Principal Richard McMahon noted that with cutbacks to the food stamp program recently, the boys’ project couldn’t come around a better time. “The lines at these soup kitchens are growing,” he said.

Cisco and Camulaire secured $25 gift cards for Toys R Us, iTunes, American Express and Game Stop. They have been selling tickets during lunch periods and will draw the winners this Friday.

“We’re planning to raise enough money to feed families,” Cisco said, noting that the boys don’t have a specific fundraising goal in mind. “It’s important to help out people who don’t have what we have.”

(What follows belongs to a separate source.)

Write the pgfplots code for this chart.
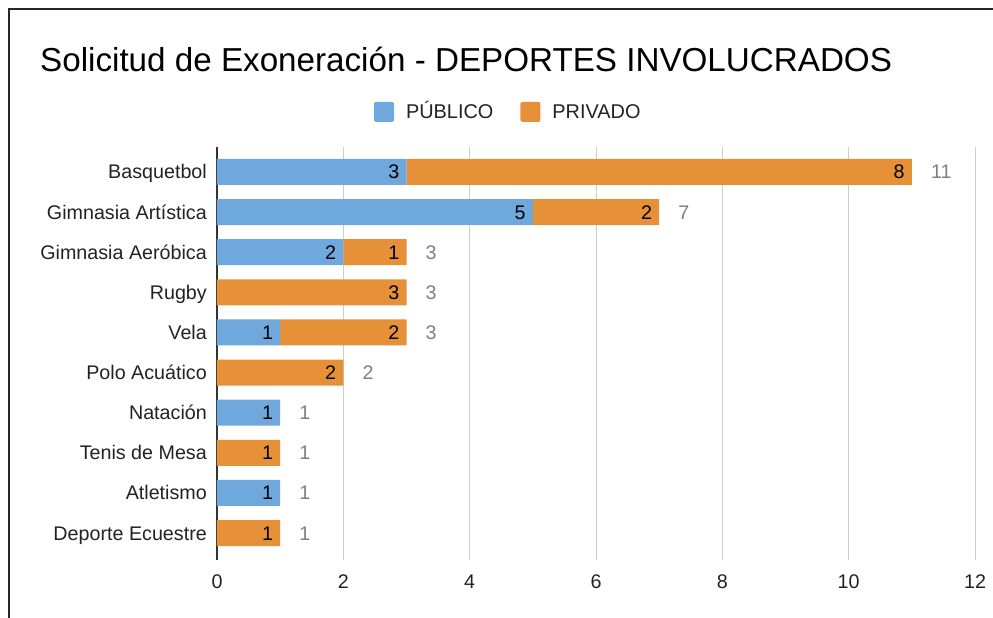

The boys are familiar with giving back. In fifth-grade, their class donated books to the same soup kitchen. Cisco volunteers his time in the school nurse’s office every week, and Camulaire helps out in a third-grade classroom. They also both spend time working with the pre-K students.

Melanie Torres and Sydney Bhojwani collected money for the Missionary Childhood Association, one of the many missions supported by the Catholic Church. The organization is based on the concept of “children helping children.”

The girls collected bottles and cans in the school cafeteria for about a month, then turned them for a nickel a piece. Each week, they went to the machines at King Kullen and raised a total of $70. The money was given to the church’s Parish Outreach Center, where it then went to the Diocese of Rockville Centre, and finally to the Catholic Church in Rome to be distributed to their chosen mission.

“We wanted to not only help kids, but we also wanted to help the Earth,” Bhojwani said about their project, which raised money through recycling.

Torres said that before they started collecting, they asked their fellow students to save their cans and bottles for their project.

McMahon said he is proud of the work his students have been doing to help others. He noted that through the new Common Core Learning Standards, students are being prepared for the real world, and that includes the concept of helping others. “These service projects are a perfect example of best practices in regards to this goal,” he said.